With so many well-known people who are beautiful, rich, popular, or even snobby with their different talents, different clothing, and different bodies, it’s not so easy to be normal. If you’re normal, then you don’t fit in well enough with the fast-paced, ongoing, beautified world. Famous people are praised for their over-emphasized struggles, immorality, athletic skills, talent in the arts, or even just their looks. What about people like you and me who aren’t extremely gorgeous in any way and aren’t particularly good at any sport, or musically gifted, we who actually enjoy being happy and not making big scenes with our own personal problems at home? Yes, us with our own values still existing. We are the minority and we are feeling forgotten.

Well, getting noticed is easy. We just need to find a way to shine and get noticed. Our big break is here, and it’s time that we took advantage of it. We are going to shine as bright as any other football-winning, Beyoncé-singing, Kim-Kardashian-looking person ever.

The first step to shine like a diamond is to listen to Rihanna’s song called “Shine Bright like a Diamond.” It’s the only way that we can truly understand how we must change ourselves to stand out in the crowd. Be sure to notice how everything in her music video makes no sense and how confused and lost she seems. After you’ve listened to the song, you must observe other famous and popular people from afar. Try observing your school’s Mr. and Mrs. Popular, or maybe go and watch a popular TV series, or even go online and search the lives of other well-known music artists and or celebrities. After you’ve done your research and observations, make a comparison chart between two of the celebrities. You will eventually realize that those two people you have compared are pretty much the same.

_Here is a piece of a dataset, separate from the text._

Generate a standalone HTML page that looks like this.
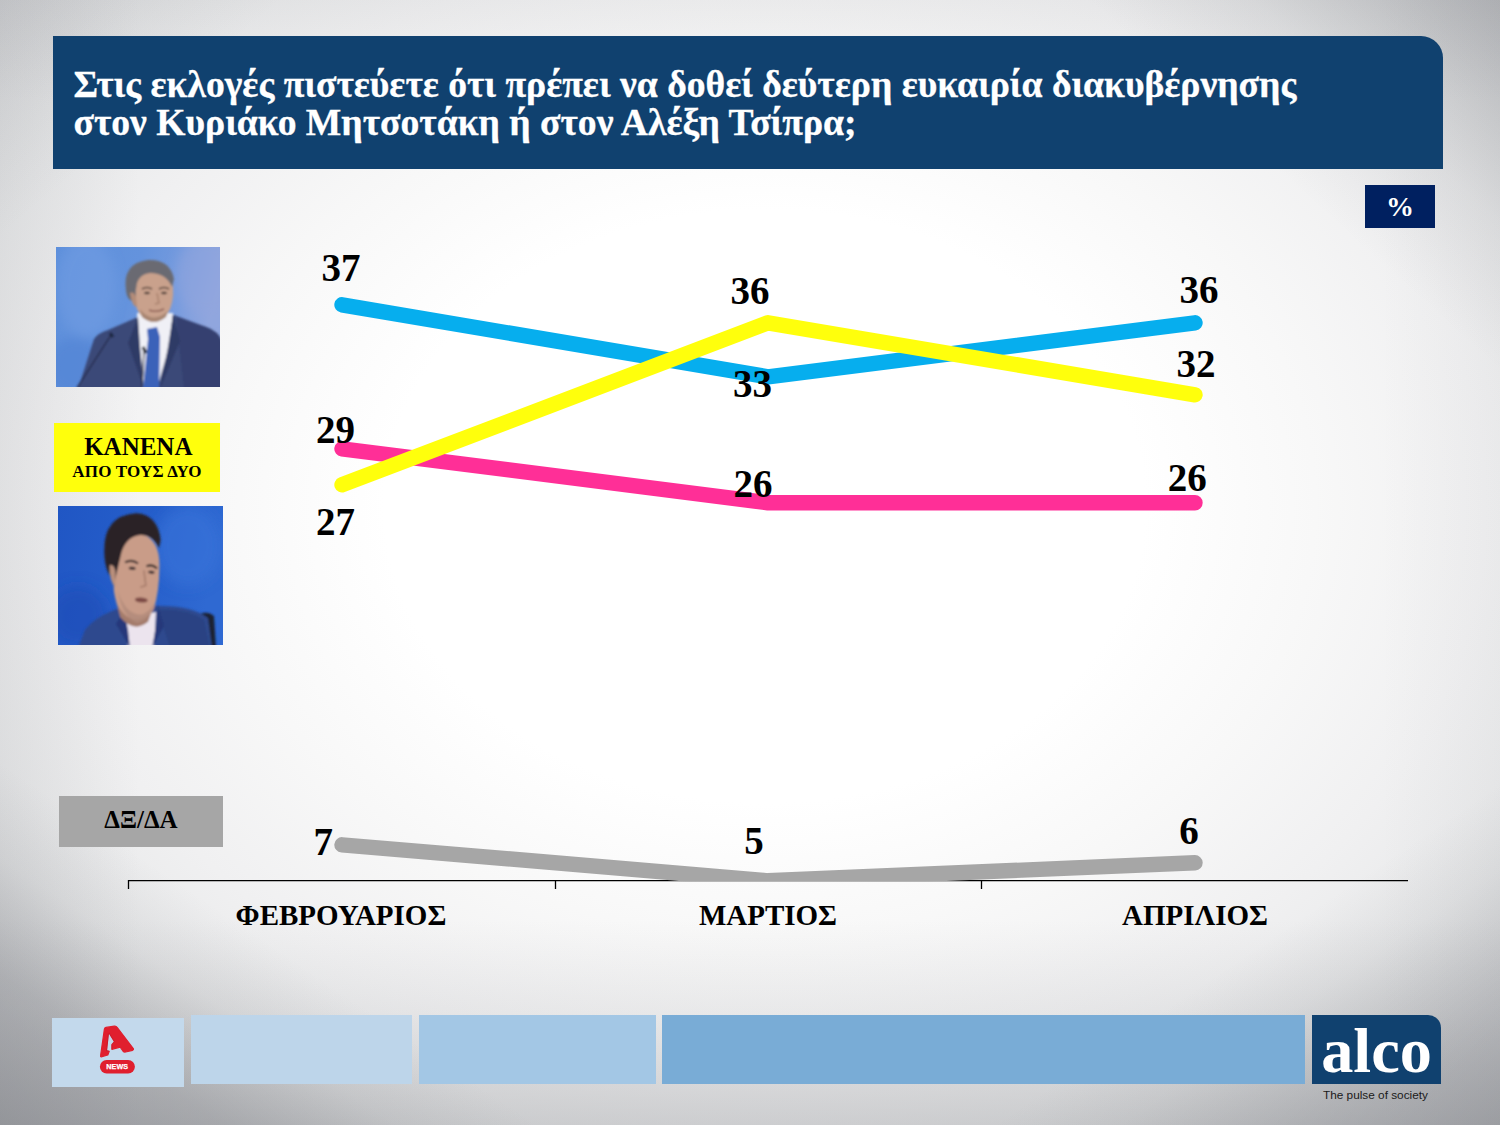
<!DOCTYPE html>
<html lang="el">
<head>
<meta charset="utf-8">
<title>Chart</title>
<style>
html,body{margin:0;padding:0;}
body{width:1500px;height:1125px;position:relative;overflow:hidden;font-family:"Liberation Serif",serif;background:#fff;}
#bg{position:absolute;left:0;top:0;width:1500px;height:1125px;
background:
 linear-gradient(214deg, rgba(112,114,120,0) 0%, rgba(112,114,120,0) 83%, rgba(112,114,120,0.10) 87.5%, rgba(112,114,120,0.36) 93%, rgba(112,114,120,0.52) 100%),
 linear-gradient(146deg, rgba(112,114,120,0) 0%, rgba(112,114,120,0) 84%, rgba(112,114,120,0.08) 88%, rgba(112,114,120,0.28) 94%, rgba(112,114,120,0.45) 100%),
 linear-gradient(42deg, rgba(112,114,120,0) 0%, rgba(112,114,120,0) 85%, rgba(112,114,120,0.10) 91%, rgba(112,114,120,0.38) 100%),
 linear-gradient(320deg, rgba(112,114,120,0) 0%, rgba(112,114,120,0) 90%, rgba(112,114,120,0.12) 100%),
 linear-gradient(to right, rgba(125,127,132,0.12) 0px, rgba(125,127,132,0) 140px, rgba(125,127,132,0) 1380px, rgba(125,127,132,0.05) 1500px),
 linear-gradient(to bottom, rgba(125,127,132,0.08) 0px, rgba(125,127,132,0) 100px, rgba(125,127,132,0) 920px, rgba(125,127,132,0.09) 1010px, rgba(125,127,132,0.28) 1125px),
 radial-gradient(ellipse 1000px 780px at 51% 45%, #ffffff 0%, #ffffff 38%, #f8f8f8 55%, #f0f0f1 72%, #e6e7e8 88%, #dedfe1 100%);
}
.abs{position:absolute;}
#hdr{left:53px;top:36px;width:1390px;height:133px;background:#10416f;border-top-right-radius:22px;}
#title{left:73.5px;top:64.5px;color:#fff;font-weight:bold;font-size:37.62px;line-height:38px;-webkit-text-stroke:0.3px #fff;white-space:nowrap;}
#pct{left:1365px;top:185px;width:70px;height:43px;background:#002060;color:#fff;font-weight:bold;font-size:28px;text-align:center;line-height:44px;}
.lbl{position:absolute;font-weight:bold;font-size:39px;line-height:38px;color:#000;white-space:nowrap;transform:translate(-50%,0);}
.cat{position:absolute;font-weight:bold;font-size:29px;line-height:26px;color:#000;white-space:nowrap;transform:translate(-50%,0);}
</style>
</head>
<body>
<div id="bg"></div>
<div id="hdr" class="abs"></div>
<div id="title" class="abs">Στις εκλογές πιστεύετε ότι πρέπει να δοθεί δεύτερη ευκαιρία διακυβέρνησης<br>στον Κυριάκο Μητσοτάκη ή στον Αλέξη Τσίπρα;</div>
<div id="pct" class="abs">%</div>

<svg class="abs" style="left:0;top:0" width="1500" height="1125" viewBox="0 0 1500 1125">
  <defs><clipPath id="plot"><rect x="128" y="230" width="1290" height="651.2"/></clipPath></defs>
  <g stroke="#000" stroke-width="1.3" fill="none">
    <path d="M128,880.6 H1408 M128.5,880 V889 M555.5,880 V889 M981.5,880 V889"/>
  </g>
  <g fill="none" stroke-width="15.4" stroke-linecap="round" stroke-linejoin="round" clip-path="url(#plot)">
    <polyline stroke="#a6a6a6" points="342,844.8 768,880.8 1195,862.8"/>
    <polyline stroke="#06aeee" points="342,304.8 768,376.8 1195,322.8"/>
    <polyline stroke="#ff2f97" points="342,448.8 768,502.8 1195,502.8"/>
    <polyline stroke="#ffff0c" points="342,484.8 768,322.8 1195,394.8"/>
  </g>
</svg>

<div class="lbl" style="left:341px;top:249px">37</div>
<div class="lbl" style="left:750px;top:272px">36</div>
<div class="lbl" style="left:1199px;top:271px">36</div>
<div class="lbl" style="left:752.4px;top:365px">33</div>
<div class="lbl" style="left:1196px;top:345px">32</div>
<div class="lbl" style="left:335.5px;top:411px">29</div>
<div class="lbl" style="left:335.5px;top:503px">27</div>
<div class="lbl" style="left:753px;top:465px">26</div>
<div class="lbl" style="left:1187.2px;top:459px">26</div>
<div class="lbl" style="left:323.3px;top:823px">7</div>
<div class="lbl" style="left:754px;top:822px">5</div>
<div class="lbl" style="left:1189px;top:812px">6</div>

<div class="cat" style="left:341px;top:901.7px">ΦΕΒΡΟΥΑΡΙΟΣ</div>
<div class="cat" style="left:768px;top:901.7px">ΜΑΡΤΙΟΣ</div>
<div class="cat" style="left:1195px;top:901.7px">ΑΠΡΙΛΙΟΣ</div>

<!-- left legend -->
<svg class="abs" style="left:56px;top:247px" width="164" height="140" viewBox="0 0 164 140">
  <defs>
    <linearGradient id="p1bg" x1="0" y1="0" x2="1" y2="0.25">
      <stop offset="0" stop-color="#5d8fdb"/><stop offset="0.5" stop-color="#6493dd"/><stop offset="0.8" stop-color="#789cde"/><stop offset="1" stop-color="#90a6de"/>
    </linearGradient>
    <filter id="bl1" x="-10%" y="-10%" width="120%" height="120%"><feGaussianBlur stdDeviation="0.9"/></filter>
    <filter id="bl1b" x="-20%" y="-20%" width="140%" height="140%"><feGaussianBlur stdDeviation="6"/></filter>
    <clipPath id="c1"><rect width="164" height="140"/></clipPath>
  </defs>
  <rect width="164" height="140" fill="url(#p1bg)"/>
  <g clip-path="url(#c1)">
   <g filter="url(#bl1b)">
    <ellipse cx="30" cy="40" rx="30" ry="50" fill="#6f9ce2" opacity="0.6"/>
    <ellipse cx="150" cy="30" rx="30" ry="40" fill="#93a5de" opacity="0.6"/>
    <ellipse cx="20" cy="120" rx="30" ry="30" fill="#4f82d4" opacity="0.6"/>
   </g>
   <g filter="url(#bl1)">
    <path d="M22,142 L38,92 Q42,86 52,83 L82,70 L118,68 L150,80 Q162,84 166,94 L166,142 Z" fill="#3a4878"/>
    <path d="M120,70 L150,80 Q162,84 166,94 L166,142 L128,142 Z" fill="#344170"/>
    <path d="M81,66 L117,66 L113,100 L101,142 L87,142 L83,100 Z" fill="#f0f0f6"/>
    <path d="M82,70 L72,96 L88,142 L84,100 Z" fill="#2e3a66"/>
    <path d="M117,68 L124,94 L104,142 L112,100 Z" fill="#2e3a66"/>
    <path d="M91,82 L101,80 L104,90 L103,142 L87,142 L92,92 Z" fill="#3b62b9"/>
    <path d="M79,30 Q78,22 96,21 Q116,22 117,40 Q118,56 112,66 Q104,76 96,75 Q86,73 81,62 Q78,52 79,30 Z" fill="#c9a18c"/>
    <path d="M70,44 Q66,16 92,13 Q114,12 118,32 L116,40 Q110,26 94,26 Q84,27 81,36 Q79,44 80,52 L76,54 Q71,52 70,44 Z" fill="#6b6b72"/>
    <path d="M74,46 Q78,44 80,50 L81,60 Q76,60 74,46 Z" fill="#b48c78"/>
    <path d="M86,42 Q91,39 96,42" stroke="#4d3c36" stroke-width="1.6" fill="none"/>
    <path d="M103,42 Q108,39 113,42" stroke="#4d3c36" stroke-width="1.6" fill="none"/>
    <ellipse cx="91" cy="46" rx="3" ry="1.3" fill="#4a3a36"/>
    <ellipse cx="108" cy="46" rx="3" ry="1.3" fill="#4a3a36"/>
    <path d="M101,46 L103,56 L99,57" stroke="#a8806c" stroke-width="1.4" fill="none"/>
    <path d="M93,63 Q100,66 108,62" stroke="#8c5d52" stroke-width="1.5" fill="none"/>
    <path d="M84,62 Q96,78 112,64 L110,70 Q98,80 86,70 Z" fill="#a88672"/>
    <path d="M55,88 L21,141" stroke="#2a3152" stroke-width="1.5" fill="none"/>
    <path d="M54,86 L57,90" stroke="#1f2540" stroke-width="3" fill="none"/>
    <path d="M88,104 L86,140" stroke="#20263f" stroke-width="1.3" fill="none"/>
    <path d="M87,100 L90,106" stroke="#161a2c" stroke-width="3" fill="none"/>
   </g>
  </g>
</svg>

<div class="abs" style="left:54px;top:423px;width:166px;height:69px;background:#ffff0c;"></div>
<div class="abs" id="kan1" style="left:55.3px;width:166px;top:434.3px;text-align:center;font-weight:bold;font-size:25px;line-height:26px;color:#000;">ΚΑΝΕΝΑ</div>
<div class="abs" id="kan2" style="left:54px;width:166px;top:463px;text-align:center;font-weight:bold;font-size:17px;line-height:18px;letter-spacing:0.2px;color:#000;white-space:nowrap;">ΑΠΟ ΤΟΥΣ ΔΥΟ</div>

<svg class="abs" style="left:58px;top:505.5px" width="165" height="139" viewBox="0 0 165 139">
  <defs>
    <linearGradient id="p2bg" x1="0" y1="0" x2="1" y2="0.2">
      <stop offset="0" stop-color="#2056c4"/><stop offset="0.6" stop-color="#265fcb"/><stop offset="1" stop-color="#2f69d2"/>
    </linearGradient>
    <filter id="bl2" x="-10%" y="-10%" width="120%" height="120%"><feGaussianBlur stdDeviation="0.9"/></filter>
    <filter id="bl2b" x="-20%" y="-20%" width="140%" height="140%"><feGaussianBlur stdDeviation="7"/></filter>
    <clipPath id="c2"><rect width="165" height="139"/></clipPath>
  </defs>
  <rect width="165" height="139" fill="url(#p2bg)"/>
  <g clip-path="url(#c2)">
   <g filter="url(#bl2b)">
    <ellipse cx="130" cy="40" rx="34" ry="40" fill="#3a74da" opacity="0.55"/>
    <ellipse cx="20" cy="110" rx="30" ry="30" fill="#1c4db6" opacity="0.6"/>
   </g>
   <g filter="url(#bl2)">
    <path d="M140,109 Q149,104 156,110 L158,142 L141,142 Z" fill="#1c2233"/>
    <path d="M20,142 L27,124 Q36,112 54,105 L70,98 L104,100 Q134,100 150,112 L154,142 Z" fill="#2e4a8e"/>
    <path d="M100,104 Q128,102 146,114 L152,142 L112,142 Z" fill="#294283"/>
    <path d="M66,112 L98,106 L96,142 L70,142 Z" fill="#ece4ee"/>
    <path d="M66,104 L58,118 L72,142 L70,124 Z" fill="#25397a"/>
    <path d="M100,100 L106,120 L94,142 L98,120 Z" fill="#25397a"/>
    <g transform="translate(78,68) rotate(5) scale(1.08,1.06) translate(-77,-66)">
    <path d="M58,44 Q60,26 80,28 Q96,32 98,56 Q100,82 96,98 Q88,118 76,114 Q64,108 58,84 Q55,64 58,44 Z" fill="#c99c88"/>
    <path d="M62,96 Q76,118 94,102 L92,110 Q80,122 66,108 Z" fill="#a47c6c"/>
    <path d="M46,48 Q42,14 72,9 Q92,8 97,32 L96,40 Q90,28 78,29 Q66,31 62,46 L60,60 L58,74 Q48,68 46,48 Z" fill="#2a2327"/>
    <path d="M52,60 Q56,58 58,66 L59,80 Q53,76 52,60 Z" fill="#b98f7c"/>
    <path d="M66,56 Q72,52 78,56" stroke="#2c2224" stroke-width="2" fill="none"/>
    <path d="M86,58 Q91,55 96,59" stroke="#2c2224" stroke-width="2" fill="none"/>
    <ellipse cx="73" cy="61" rx="3.2" ry="1.4" fill="#33282a"/>
    <ellipse cx="91" cy="63" rx="3" ry="1.4" fill="#33282a"/>
    <path d="M84,62 L87,76 L82,78" stroke="#a67c6a" stroke-width="1.5" fill="none"/>
    <ellipse cx="84" cy="90" rx="6" ry="2.4" fill="#7d4a44"/>
    <path d="M62,84 Q70,104 84,104 Q92,102 96,92 Q94,108 82,112 Q68,108 62,84 Z" fill="#b0897a" opacity="0.8"/>
    </g>
   </g>
  </g>
</svg>

<div class="abs" style="left:59px;top:796px;width:164px;height:51px;background:#a6a6a6;"></div>
<div class="abs" id="dxda" style="left:59px;width:164px;top:806.2px;text-align:center;font-weight:bold;font-size:25px;line-height:28px;color:#000;">ΔΞ/ΔΑ</div>

<!-- footer -->
<div class="abs" style="left:52px;top:1018px;width:132px;height:69px;background:#c3d9ec;"></div>
<div class="abs" style="left:191px;top:1015px;width:221px;height:69px;background:#bdd5ea;"></div>
<div class="abs" style="left:419px;top:1015px;width:237px;height:69px;background:#a3c7e5;"></div>
<div class="abs" style="left:662px;top:1015px;width:643px;height:69px;background:#79acd6;"></div>
<div class="abs" style="left:1312px;top:1015px;width:129px;height:69px;background:#10416f;border-top-right-radius:13px;"></div>
<div class="abs" id="alco" style="left:1321.2px;top:1018.8px;color:#fff;font-weight:bold;font-size:64.3px;line-height:64px;letter-spacing:0px;">alco</div>
<div class="abs" id="pulse" style="left:1323px;top:1088px;font-family:'Liberation Sans',sans-serif;font-size:11.8px;line-height:14px;color:#1a1a1a;white-space:nowrap;">The pulse of society</div>

<svg class="abs" style="left:96px;top:1022px" width="44" height="56" viewBox="0 0 44 56">
  <path d="M8.4,7 Q8.6,5.6 10,5.4 L18.4,4.2 Q20.2,4 21.3,5.5 L37.3,26.6 Q37.9,27.8 36.6,28.3 L29.6,30 Q28,30.3 26.9,29 L24.2,25.1 L15.9,27.3 L15.9,22.7 L18.5,19.7 L13.1,10.9 L12.4,11.5 L10.5,28.7 L13.2,29.4 L11.8,33 L5.2,34.8 Q4.4,34.8 4.6,33.7 Z" fill="#e01f2e" stroke="#e01f2e" stroke-width="1.2" stroke-linejoin="round"/>
  <path d="M12.4,11.5 L10.5,28.7 L13.2,29.4" fill="none" stroke="#a81222" stroke-width="0.7" opacity="0.55"/>
  <path d="M13.1,10.9 L18.5,19.7 L15.9,22.7 L15.9,27.3" fill="none" stroke="#a81222" stroke-width="0.7" opacity="0.45"/>
  <rect x="3.9" y="37.9" width="35" height="13.5" rx="6.75" fill="#e01f2e"/>
  <text x="21.2" y="47.2" text-anchor="middle" font-family="Liberation Sans, sans-serif" font-weight="bold" font-size="7.2" fill="#fff" stroke="#fff" stroke-width="0.25" letter-spacing="0.1">NEWS</text>
</svg>

</body>
</html>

After you’ve figured out the simple similarities, proceed to changing your whole wardrobe and fashion taste. If you hate shopping, then you most likely need a new sense of style. I advise you to keep up with the latest fashion trend and mimic the bestselling outfits to the T.

Next, you must pick an area or subject where you want to shine. I suggest picking the media because it is the easiest way to get discovered and shine. Make sure you look perfect by putting on a lot of makeup, and if you are a girl, I suggest showing off your chest and or butt on your social media websites. This is sure to get you the attention that you desire. After about a month of posting revealing and demeaning pictures of yourself you will most likely be praised by those around you. Then, BAM you’re Instagram, Twitter or Facebook famous. After about a year of being on the “cool” side and posting a lot of pictures of yourself, you will have generated millions of on online friends who only like you for your looks and/or humor. Who knows? Maybe you’ll meet someone special through the Internet and even lose your virginity.

At this point, there’s no way you’re a nobody anymore. Average is not anything near describing you. Now you are popular and famous! You’re just like everyone else who used to give you a hard time. You’re shining brighter than any pearl or sapphire right now!! Congratulations!!! Oh wait what? Now you’re just like everyone else…isn’t this supposed to be a guideline in helping you be different?  Hmmmmmmmm, maybe in the world we live in, by being “average and normal” you ARE different!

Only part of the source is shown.